Everything from the first line of the data below through the line that contains "import plotly.graph_objects as go" should be written out exactly, please, and nothing more; the pictures stay out.

## start

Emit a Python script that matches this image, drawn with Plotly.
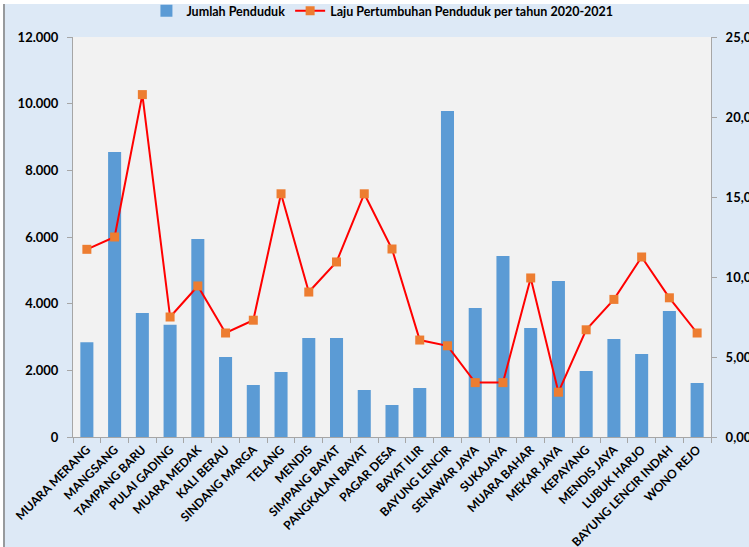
import plotly.graph_objects as go

categories = ["MUARA MERANG", "MANGSANG", "TAMPANG BARU", "PULAI GADING", "MUARA MEDAK",
              "KALI BERAU", "SINDANG MARGA", "TELANG", "MENDIS", "SIMPANG BAYAT",
              "PANGKALAN BAYAT", "PAGAR DESA", "BAYAT ILIR", "BAYUNG LENCIR", "SENAWAR JAYA",
              "SUKAJAYA", "MUARA BAHAR", "MEKAR JAYA", "KEPAYANG", "MENDIS JAYA",
              "LUBUK HARJO", "BAYUNG LENCIR INDAH", "WONO REJO"]
jumlah_penduduk = [2840, 8550, 3720, 3370, 5940, 2400, 1560, 1950, 2970, 2970,
                   1410, 960, 1470, 9780, 3870, 5430, 3270, 4680, 1980, 2940,
                   2490, 3780, 1620]
laju_pertumbuhan = [11.73, 12.5, 21.4, 7.5, 9.44, 6.5, 7.3, 15.2, 9.06, 10.94,
                    15.2, 11.75, 6.06, 5.7, 3.4, 3.4, 9.94, 2.8, 6.7, 8.6,
                    11.25, 8.7, 6.5]
left_ticks = [0, 2000, 4000, 6000, 8000, 10000, 12000]
right_ticks = [0, 5, 10, 15, 20, 25]

FONT = "Lato"

fig = go.Figure()
fig.add_trace(go.Bar(
    x=categories, y=jumlah_penduduk, name="<b>Jumlah Penduduk</b>",
    marker=dict(color="#5b9bd5", line=dict(width=0)), yaxis="y"))
fig.add_trace(go.Scatter(
    x=categories, y=laju_pertumbuhan, name="<b>Laju Pertumbuhan Penduduk per tahun 2020-2021</b>",
    mode="lines+markers", line=dict(color="#ff0000", width=2),
    marker=dict(symbol="square", size=9, color="#ed7d31"), yaxis="y2"))

axis_common = dict(showline=True, linecolor="#a6a6a6", linewidth=1, ticks="outside",
                   ticklen=5, tickcolor="#a6a6a6", showgrid=False, zeroline=False,
                   automargin=False, tickfont=dict(family=FONT, size=13, color="black", weight="bold"))

L, R, T, B = 70, 41, 33, 114
PW = 749 - L - R
PH = 547 - T - B

fig.update_layout(
    width=749, height=547,
    margin=dict(l=L, r=R, t=T, b=B, autoexpand=False),
    paper_bgcolor="#dde9f6", plot_bgcolor="#f2f2f2",
    separators=",.",
    bargap=0.53,
    font=dict(family=FONT, size=12, color="black"),
    showlegend=True,
    legend=dict(orientation="h", x=0.485, xanchor="center", yref="container",
                y=1 - 7 / 547, yanchor="middle",
                bgcolor="rgba(0,0,0,0)", font=dict(family=FONT, size=12.5), itemwidth=30,
                tracegroupgap=0),
    xaxis=dict(axis_common, tickangle=-45, tickson="boundaries", type="category",
               range=[-0.5, len(categories) - 0.5], autorange=False,
               tickfont=dict(family=FONT, size=12, color="black", weight="bold")),
    yaxis=dict(axis_common, range=[0, 12000], tickvals=left_ticks, tickformat=",d",
               ticklabelstandoff=6),
    yaxis2=dict(axis_common, overlaying="y", side="right", range=[0, 25],
                tickvals=right_ticks, tickformat=".2f", ticklabelstandoff=6),
    shapes=[dict(type="line", xref="paper", yref="paper", x0=-(L - 1) / PW, x1=-(L - 1) / PW,
                 y0=-B / PH, y1=(PH + T) / PH, line=dict(color="#7f7f7f", width=1.5))],
)

fig.write_html("out.html",
               post_script="document.body.style.margin='4px 0 0 3px';"
                           "document.body.style.overflow='hidden';")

## end

■ **Task solution**:
Emit a Python script that matches this image, drawn with Plotly.
import plotly.graph_objects as go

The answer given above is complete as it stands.